The truth was that even with my shortcomings at spacing, grouping, and tying, I thought the Gulden tree was the handsomest, although Mrs. Duane was swathing hers in some gold stuff that looked like fourteen-karat insulation, which was magical if strange. “Some of them never learn that with a tree this size in a public park, gaudy is key,” my mother had said when I remarked that our ornaments looked like plump chorus girls in a second-rate summer-stock production of
42nd Street
.
As I stepped back to look at her tree, I could see she’d been right. The more tasteful decorations, including Mrs. Best’s, seemed to disappear amid the ice-blue branches of the big trees. And when the switch was thrown on the red lights the public works people had threaded through the day before, the quieter efforts would completely disappear. “These will reflect!” my mother had declared triumphantly, turning her sequins in her shaking hands.
“Ellie, there’s a bow on the other side that’s much too close to the end of a branch,” she called, fingering the ornaments in a box on her lap.
It took us nearly three hours to decorate that tree.

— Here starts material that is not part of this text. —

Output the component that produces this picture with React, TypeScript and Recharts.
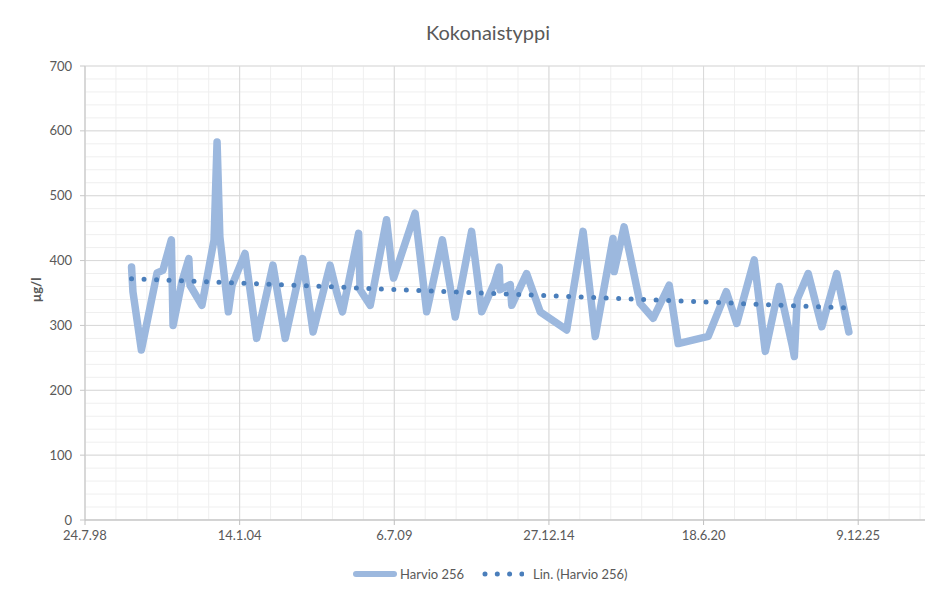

By the time we were done, though the temperature was in the low thirties, I’d laid my jacket on the grass and discarded my gloves, my fingers alternately numb and aching from the pine needles and the wire hangers. “My back is killing me,” one of the Minnies said loudly, clinging to a ladder with one hand and rubbing the small of her back with the other.
Mrs. Duane went down the street to the deli and brought back coffee and sandwiches for us all, and I sat at my mother’s feet, my shoulders sagging, and ate roast beef and drank my coffee black. She ate nothing at all, only sipped at a cup of milky tea.
“How are you holding up?” I said very quietly.
“There’s a problem. I don’t know exactly what it is, but I can feel it.”
“What?”
“It’s something about the bows. Maybe they need to face down a little more.”
And back up I went, as Mrs. Best stood with her arms crossed on her chest and looked from her tree to ours and then back again. She sighed. “Kate, you do have an eye. You simply have an eye. And with an eye, you either have it or you don’t,” she said.